Attention : roman mythique !
Le prétexte : 2 couples et 3 histoires d'amour pris dans les fracas de l'Histoire et leurs horreurs physiques et politiques.
Le propos : une critique sans concession de l'idéologie bolchevique, de la Révolution d'Octobre 1917 et des violences inouïes qui ont suivi, commises « au nom du peuple » et de l'effacement obligatoire de l'individu dans un collectif qui le dépasse.
Pasternak, fondamentalement auteur de poésie, a mis toute sa vie à écrire cet unique roman, dans lequel il met tout ce qu'il pense du régime soviétique.
Jivago c'est lui, ses idées sont les siennes.
Déjà ostracisé de longue date pour ses positions critiques et « subversives », rescapé des purges staliniennes qui ont décimé son cercle d'amis poètes, Pasternak voit logiquement son manuscrit interdit par le pouvoir.
Voulant absolument faire vivre ce texte dans lequel il a mis toute son âme et son existence, il va alors prendre une décision inouïe: organiser la sortie clandestine du manuscrit pour tenter de le faire publier en Europe de l'Ouest.
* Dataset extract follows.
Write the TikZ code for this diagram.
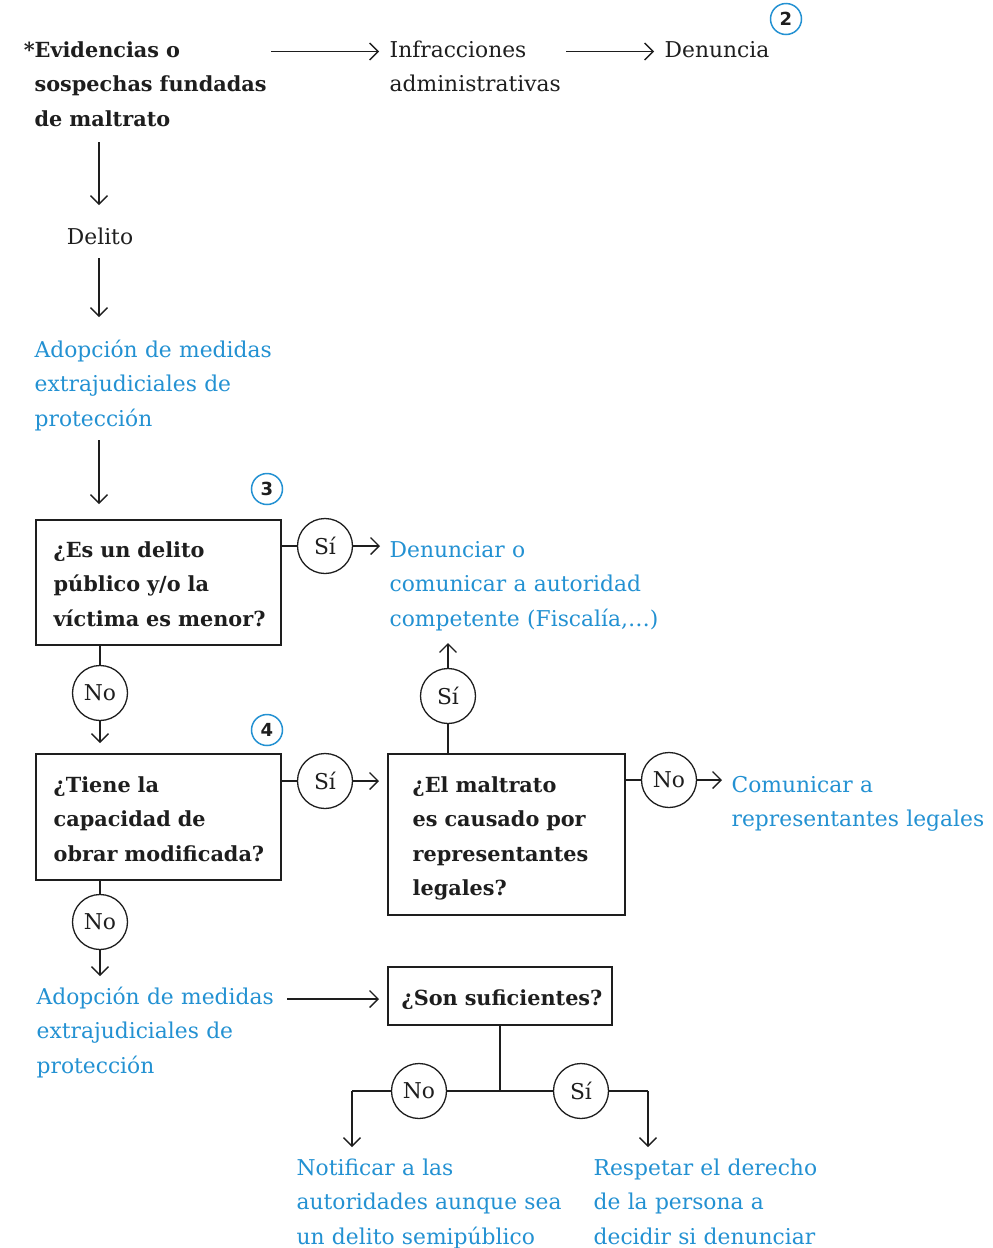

Ce genre d'acte est alors considéré comme de la haute trahison en URSS et a toujours valu la mort à ses prédécesseurs qui l'ont tenté.
« Je vous invite à mon exécution. » C'est ce qu'il dira à l'intermédiaire italien à qui il confie le texte.
Malgré les pressions considérables et les manipulations du pouvoir soviétique, le roman est finalement publié en 1957 en Italie et dans de nombreux autres pays. Il sera un succès immédiat.
Dans le même temps, l'acharnement de l'URSS à vouloir empêcher cette parution attire l'attention de la CIA, qui voit alors en ce livre un potentiel outil de déstabilisation dans le contexte de Guerre Froide. L'agence prend alors la décision de faire une édition en langue russe qui sera distribuée clandestinement. Elle circulera sous le manteau à travers l'URSS pendant 30 ans, jusqu'à son autorisation officielle en 1988.
Pasternak reçoit le
Prix Nobel de littérature en 1958. le pouvoir soviétique l'obligera à le refuser et déchaînera encore plus la violence à son encontre.
Il en meurt probablement épuisé 2 ans plus tard. Son amante et la fille de celle-ci feront les frais d'une vengeance posthume, déportées plusieurs années.
"Comme dit le dicton russe: même les bons troupeaux ont une brebis galeuse.
La brebis galeuse de notre société soviétique est Pasternak qui a accouché de cette 'oeuvre' diffamatoire.
Il a craché au visage notre peuple. Même un porc ne chie pas là où il mange et dort.
Si on compare Pasternak à un porc, un porc n'aurait jamais fait ce qu'il a fait. Il a chié là où il a mangé."
Vladimir Semitchastny
Le passionnant documentaire « le dossier Docteur Jivago » (Arte, 2019) retrace toute cette histoire. Il est encore disponible en visionnage payant.
Sur un plan purement littéraire :
C'est de la russe. Ça tient au corps et aide à passer les grands froids. Mais Pasternak est avant tout un poète et la poésie est présente partout dans l'écriture. C'est admirablement bien écrit, sur toute la longueur.
Avant de se lancer, il est indispensable de réviser ses bases sur la Révolutions Russe et la Guerre Civile qui s'ensuivit sous peine de perdre le fil des événements.
Par ailleurs, il y a de très nombreux personnages, surtout au début, dont les destins parallèles se croisent et se mêlent progressivement, sans que ces derniers ne se connaissent forcément ou n'en aient même conscience. Il faut donc s'accrocher pour naviguer dans cette immense toile d'araignée sans y rester collé.
D'autant plus que les personnages sont tous nommés tour à tour et indifféremment selon les 4 ou 5 possibilités qu'offrent la langue et l'usage russes, ce qui est très déstabilisant au début pour des non-initiés.
Une lecture formidable donc, mais ambitieuse. Mieux vaut l'appréhender avec du temps devant soi pour s'y plonger vraiment. Y aller par trop petits bouts serait en-effet l'assurance de ne pas rentrer dedans et de ne pas aller au bout.
Le film de David Lean (1965) reste encore à ce jour un des plus grands succès de l'histoire du cinéma. Même s'il respecte globalement la trame du roman, il est impossible de restituer une telle densité littéraire, historique et politique dans un film, même de 3h.
On a donc l'impression assez désagréable d'aller d'extrait en extrait, dans une sorte de Reader's Digest en image, avec quelques moments « Petite maison dans la prairie » au milieu et d'inévitables notes mélo qui jurent un peu.
Le format à la mode actuel des séries permettrait peut-être une adaptation beaucoup plus fidèle.
Un immense roman, tant par ce qu'il est en tant que roman que par sa portée politique et historique.